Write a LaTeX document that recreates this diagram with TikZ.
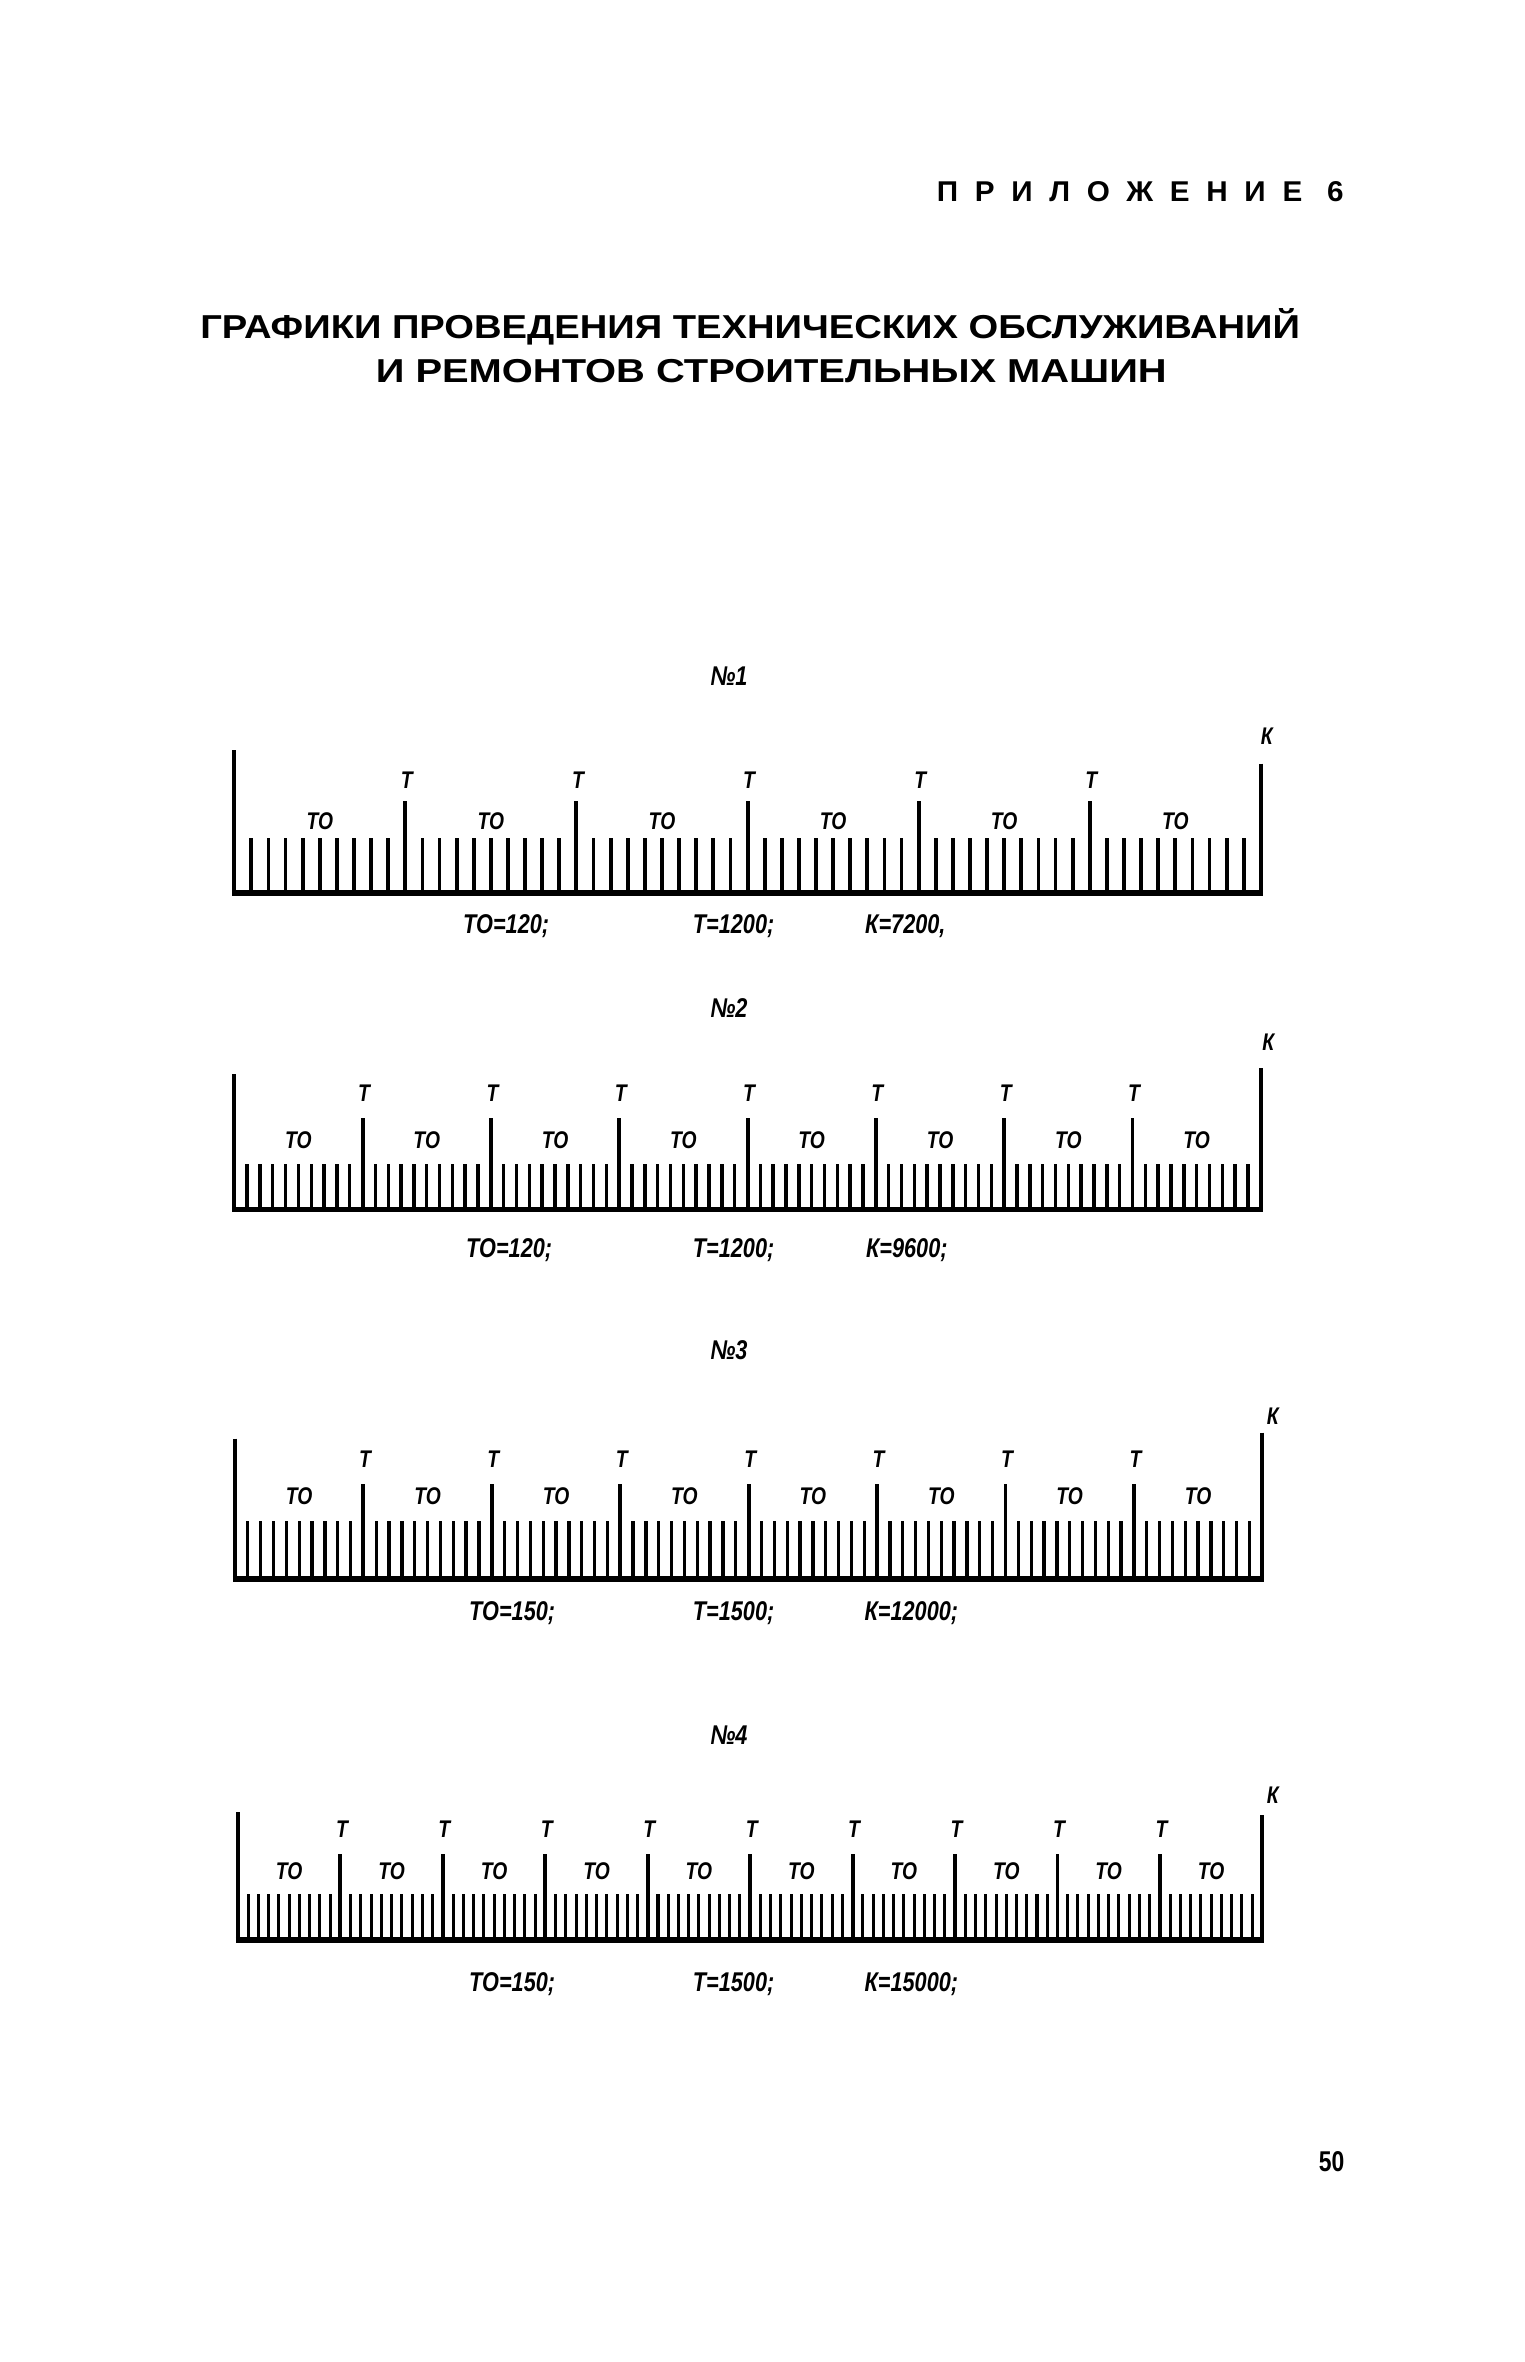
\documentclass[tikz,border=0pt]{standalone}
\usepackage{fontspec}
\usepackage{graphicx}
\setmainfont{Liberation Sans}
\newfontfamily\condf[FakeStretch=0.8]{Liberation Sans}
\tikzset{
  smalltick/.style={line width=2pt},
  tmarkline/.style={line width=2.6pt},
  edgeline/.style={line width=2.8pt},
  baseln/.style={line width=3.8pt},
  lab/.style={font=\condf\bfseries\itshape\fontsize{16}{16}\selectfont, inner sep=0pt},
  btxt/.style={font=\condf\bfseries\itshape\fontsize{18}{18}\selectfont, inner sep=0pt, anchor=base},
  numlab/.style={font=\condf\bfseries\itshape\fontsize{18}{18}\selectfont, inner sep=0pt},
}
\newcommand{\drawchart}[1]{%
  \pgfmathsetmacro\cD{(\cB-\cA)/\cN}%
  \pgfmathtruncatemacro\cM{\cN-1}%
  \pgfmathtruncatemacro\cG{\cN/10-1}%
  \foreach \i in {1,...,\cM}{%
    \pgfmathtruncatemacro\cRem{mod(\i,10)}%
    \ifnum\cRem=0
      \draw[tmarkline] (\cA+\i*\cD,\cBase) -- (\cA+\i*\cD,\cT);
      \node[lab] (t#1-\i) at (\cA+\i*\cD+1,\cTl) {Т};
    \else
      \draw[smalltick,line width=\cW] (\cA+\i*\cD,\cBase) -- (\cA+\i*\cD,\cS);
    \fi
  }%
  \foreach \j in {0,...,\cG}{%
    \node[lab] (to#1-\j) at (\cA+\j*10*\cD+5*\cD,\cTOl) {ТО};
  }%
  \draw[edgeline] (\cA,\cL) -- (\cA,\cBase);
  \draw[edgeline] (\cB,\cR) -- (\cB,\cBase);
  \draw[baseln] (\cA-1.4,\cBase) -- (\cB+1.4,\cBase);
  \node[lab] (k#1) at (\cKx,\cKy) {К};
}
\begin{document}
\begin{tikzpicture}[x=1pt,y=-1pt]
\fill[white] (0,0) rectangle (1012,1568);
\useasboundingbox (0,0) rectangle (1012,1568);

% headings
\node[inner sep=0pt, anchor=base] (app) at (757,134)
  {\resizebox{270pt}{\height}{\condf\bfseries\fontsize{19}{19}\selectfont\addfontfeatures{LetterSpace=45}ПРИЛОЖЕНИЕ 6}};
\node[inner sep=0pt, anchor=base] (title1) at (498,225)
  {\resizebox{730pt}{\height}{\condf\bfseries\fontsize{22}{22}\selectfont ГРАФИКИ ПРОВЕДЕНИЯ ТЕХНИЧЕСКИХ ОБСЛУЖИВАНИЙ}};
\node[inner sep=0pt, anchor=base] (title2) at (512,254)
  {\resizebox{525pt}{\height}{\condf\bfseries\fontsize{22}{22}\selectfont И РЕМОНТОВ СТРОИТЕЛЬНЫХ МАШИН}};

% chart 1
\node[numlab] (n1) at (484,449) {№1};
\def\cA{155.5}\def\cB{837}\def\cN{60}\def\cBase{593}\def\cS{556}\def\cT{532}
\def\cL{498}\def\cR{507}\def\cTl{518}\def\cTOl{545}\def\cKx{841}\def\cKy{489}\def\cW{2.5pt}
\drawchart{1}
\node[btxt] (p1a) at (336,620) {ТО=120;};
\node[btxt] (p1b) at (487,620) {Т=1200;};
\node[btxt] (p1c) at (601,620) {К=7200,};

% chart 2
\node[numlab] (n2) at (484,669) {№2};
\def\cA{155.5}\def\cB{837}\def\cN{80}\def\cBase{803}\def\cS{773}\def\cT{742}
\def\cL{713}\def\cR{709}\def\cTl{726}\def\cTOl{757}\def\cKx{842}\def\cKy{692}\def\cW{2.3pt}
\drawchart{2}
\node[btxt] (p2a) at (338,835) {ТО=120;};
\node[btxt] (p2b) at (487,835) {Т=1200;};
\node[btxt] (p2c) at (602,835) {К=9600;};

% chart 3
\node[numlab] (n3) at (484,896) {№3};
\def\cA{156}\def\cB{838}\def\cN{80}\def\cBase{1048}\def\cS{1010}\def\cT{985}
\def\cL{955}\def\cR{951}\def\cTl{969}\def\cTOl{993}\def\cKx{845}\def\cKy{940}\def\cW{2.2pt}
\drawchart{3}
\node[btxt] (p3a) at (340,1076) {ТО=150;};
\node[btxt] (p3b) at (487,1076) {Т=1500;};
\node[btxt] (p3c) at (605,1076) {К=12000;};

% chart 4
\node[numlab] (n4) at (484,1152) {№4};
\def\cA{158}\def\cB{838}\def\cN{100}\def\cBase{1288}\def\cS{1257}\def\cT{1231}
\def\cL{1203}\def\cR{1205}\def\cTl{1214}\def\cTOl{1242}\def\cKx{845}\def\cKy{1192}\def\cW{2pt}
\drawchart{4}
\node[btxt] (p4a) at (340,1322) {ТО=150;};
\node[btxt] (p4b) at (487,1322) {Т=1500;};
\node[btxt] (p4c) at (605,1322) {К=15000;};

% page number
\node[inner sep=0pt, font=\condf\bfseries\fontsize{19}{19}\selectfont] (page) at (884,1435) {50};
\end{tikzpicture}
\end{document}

-- WHAT YOU NEED TO DO --
Write out the listing above exactly as it stands, pictures excluded.

-- SOLUTION TO THE EXERCISE --
Write a LaTeX document that recreates this diagram with TikZ.
\documentclass[tikz,border=0pt]{standalone}
\usepackage{fontspec}
\usepackage{graphicx}
\setmainfont{Liberation Sans}
\newfontfamily\condf[FakeStretch=0.8]{Liberation Sans}
\tikzset{
  smalltick/.style={line width=2pt},
  tmarkline/.style={line width=2.6pt},
  edgeline/.style={line width=2.8pt},
  baseln/.style={line width=3.8pt},
  lab/.style={font=\condf\bfseries\itshape\fontsize{16}{16}\selectfont, inner sep=0pt},
  btxt/.style={font=\condf\bfseries\itshape\fontsize{18}{18}\selectfont, inner sep=0pt, anchor=base},
  numlab/.style={font=\condf\bfseries\itshape\fontsize{18}{18}\selectfont, inner sep=0pt},
}
\newcommand{\drawchart}[1]{%
  \pgfmathsetmacro\cD{(\cB-\cA)/\cN}%
  \pgfmathtruncatemacro\cM{\cN-1}%
  \pgfmathtruncatemacro\cG{\cN/10-1}%
  \foreach \i in {1,...,\cM}{%
    \pgfmathtruncatemacro\cRem{mod(\i,10)}%
    \ifnum\cRem=0
      \draw[tmarkline] (\cA+\i*\cD,\cBase) -- (\cA+\i*\cD,\cT);
      \node[lab] (t#1-\i) at (\cA+\i*\cD+1,\cTl) {Т};
    \else
      \draw[smalltick,line width=\cW] (\cA+\i*\cD,\cBase) -- (\cA+\i*\cD,\cS);
    \fi
  }%
  \foreach \j in {0,...,\cG}{%
    \node[lab] (to#1-\j) at (\cA+\j*10*\cD+5*\cD,\cTOl) {ТО};
  }%
  \draw[edgeline] (\cA,\cL) -- (\cA,\cBase);
  \draw[edgeline] (\cB,\cR) -- (\cB,\cBase);
  \draw[baseln] (\cA-1.4,\cBase) -- (\cB+1.4,\cBase);
  \node[lab] (k#1) at (\cKx,\cKy) {К};
}
\begin{document}
\begin{tikzpicture}[x=1pt,y=-1pt]
\fill[white] (0,0) rectangle (1012,1568);
\useasboundingbox (0,0) rectangle (1012,1568);

% headings
\node[inner sep=0pt, anchor=base] (app) at (757,134)
  {\resizebox{270pt}{\height}{\condf\bfseries\fontsize{19}{19}\selectfont\addfontfeatures{LetterSpace=45}ПРИЛОЖЕНИЕ 6}};
\node[inner sep=0pt, anchor=base] (title1) at (498,225)
  {\resizebox{730pt}{\height}{\condf\bfseries\fontsize{22}{22}\selectfont ГРАФИКИ ПРОВЕДЕНИЯ ТЕХНИЧЕСКИХ ОБСЛУЖИВАНИЙ}};
\node[inner sep=0pt, anchor=base] (title2) at (512,254)
  {\resizebox{525pt}{\height}{\condf\bfseries\fontsize{22}{22}\selectfont И РЕМОНТОВ СТРОИТЕЛЬНЫХ МАШИН}};

% chart 1
\node[numlab] (n1) at (484,449) {№1};
\def\cA{155.5}\def\cB{837}\def\cN{60}\def\cBase{593}\def\cS{556}\def\cT{532}
\def\cL{498}\def\cR{507}\def\cTl{518}\def\cTOl{545}\def\cKx{841}\def\cKy{489}\def\cW{2.5pt}
\drawchart{1}
\node[btxt] (p1a) at (336,620) {ТО=120;};
\node[btxt] (p1b) at (487,620) {Т=1200;};
\node[btxt] (p1c) at (601,620) {К=7200,};

% chart 2
\node[numlab] (n2) at (484,669) {№2};
\def\cA{155.5}\def\cB{837}\def\cN{80}\def\cBase{803}\def\cS{773}\def\cT{742}
\def\cL{713}\def\cR{709}\def\cTl{726}\def\cTOl{757}\def\cKx{842}\def\cKy{692}\def\cW{2.3pt}
\drawchart{2}
\node[btxt] (p2a) at (338,835) {ТО=120;};
\node[btxt] (p2b) at (487,835) {Т=1200;};
\node[btxt] (p2c) at (602,835) {К=9600;};

% chart 3
\node[numlab] (n3) at (484,896) {№3};
\def\cA{156}\def\cB{838}\def\cN{80}\def\cBase{1048}\def\cS{1010}\def\cT{985}
\def\cL{955}\def\cR{951}\def\cTl{969}\def\cTOl{993}\def\cKx{845}\def\cKy{940}\def\cW{2.2pt}
\drawchart{3}
\node[btxt] (p3a) at (340,1076) {ТО=150;};
\node[btxt] (p3b) at (487,1076) {Т=1500;};
\node[btxt] (p3c) at (605,1076) {К=12000;};

% chart 4
\node[numlab] (n4) at (484,1152) {№4};
\def\cA{158}\def\cB{838}\def\cN{100}\def\cBase{1288}\def\cS{1257}\def\cT{1231}
\def\cL{1203}\def\cR{1205}\def\cTl{1214}\def\cTOl{1242}\def\cKx{845}\def\cKy{1192}\def\cW{2pt}
\drawchart{4}
\node[btxt] (p4a) at (340,1322) {ТО=150;};
\node[btxt] (p4b) at (487,1322) {Т=1500;};
\node[btxt] (p4c) at (605,1322) {К=15000;};

% page number
\node[inner sep=0pt, font=\condf\bfseries\fontsize{19}{19}\selectfont] (page) at (884,1435) {50};
\end{tikzpicture}
\end{document}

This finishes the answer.